5. The Subscriber understands and agrees to all notices
and restrictions on transfer set forth in the certificate
representing the Units, the Operating Agreement and the Master
Transfer Agreement (as defined in the Operating Agreement).
This Subscription Agreement (including the acceptance page
hereto), constitutes the entire agreement between the parties
hereto with respect to the subject matter hereof. This
Subscription Agreement may be amended only by a writing executed
by both of the parties hereto.
This Subscription Agreement shall be governed by and
construed and enforced in accordance with the internal laws of
the State of Delaware without reference to Delaware choice of law
rules.
This Subscription Agreement may be executed in multiple
counterparts and by the parties hereto on separate counterparts
which, taken together, shall constitute one binding agreement.

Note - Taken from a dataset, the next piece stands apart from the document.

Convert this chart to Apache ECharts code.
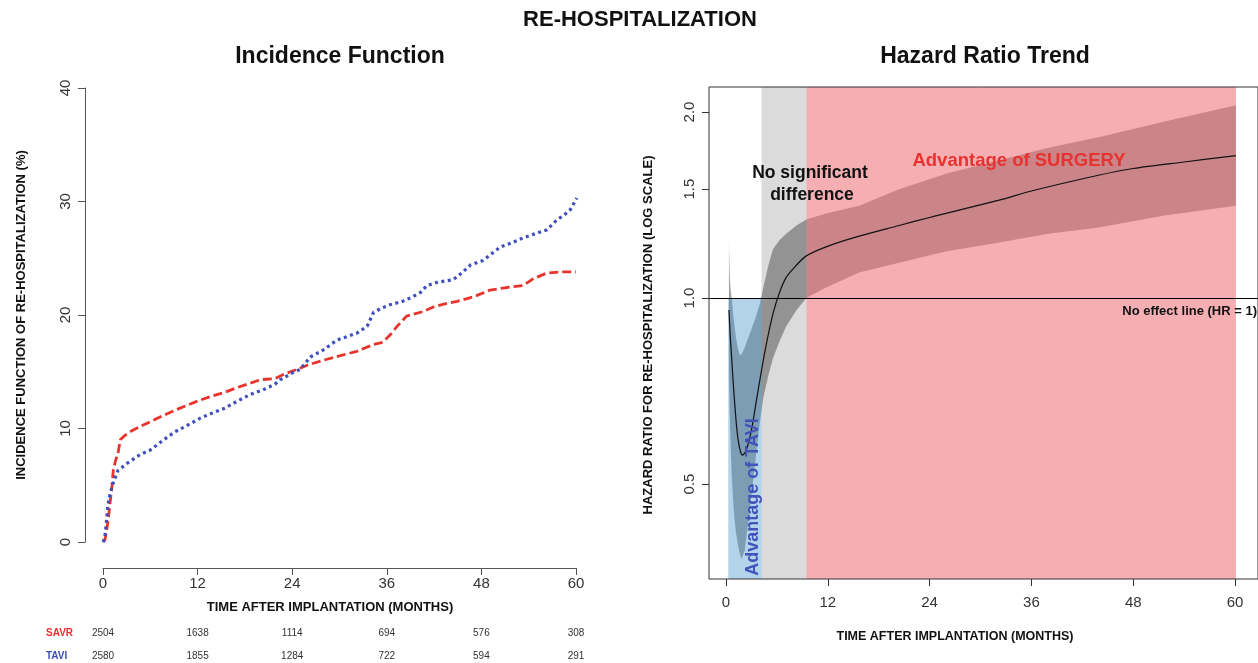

This Subscription Agreement shall also be deemed duly executed,
delivered and in full force and effect if (a) the Subscriber has
properly executed a signature page to this Subscription
Agreement, and (b) the Company has accepted the Subscriber's
subscription by properly executing an acceptance of the
Subscriber's subscription.
IN WITNESS WHEREOF, the undersigned Subscriber has executed
and acknowledged this Subscription Agreement as of the date set
forth below.
SUBSCRIBER:
SEABOARD TF HOLDINGS, LLC
By: /s/ Xxxxxx X. Xxxxx
Name: Xxxxxx X. Xxxxx
Title: Vice President
Date of Submission: May 13, 2015
The foregoing subscription of Seaboard TF Holdings, LLC is hereby
accepted.
SEABOARD TRIUMPH FOODS, LLC
By: /s/ Xxxx X. Xxxxxxxx
Name: Xxxx X. Xxxxxxxx
Title: Vice President
By: /s/ Xxxxx X. Xxxxxx
Name: Xxxxx X. Xxxxxx
Title: Vice President
Exhibit A
Schedule of Unit Issuances
[Omitted]
Seaboard Corporation undertakes to provide to the Securities and Exchange
Commission Exhibit A, as requested, subject to Seaboard's right to request
confidential treatment under the Freedom of Information Act.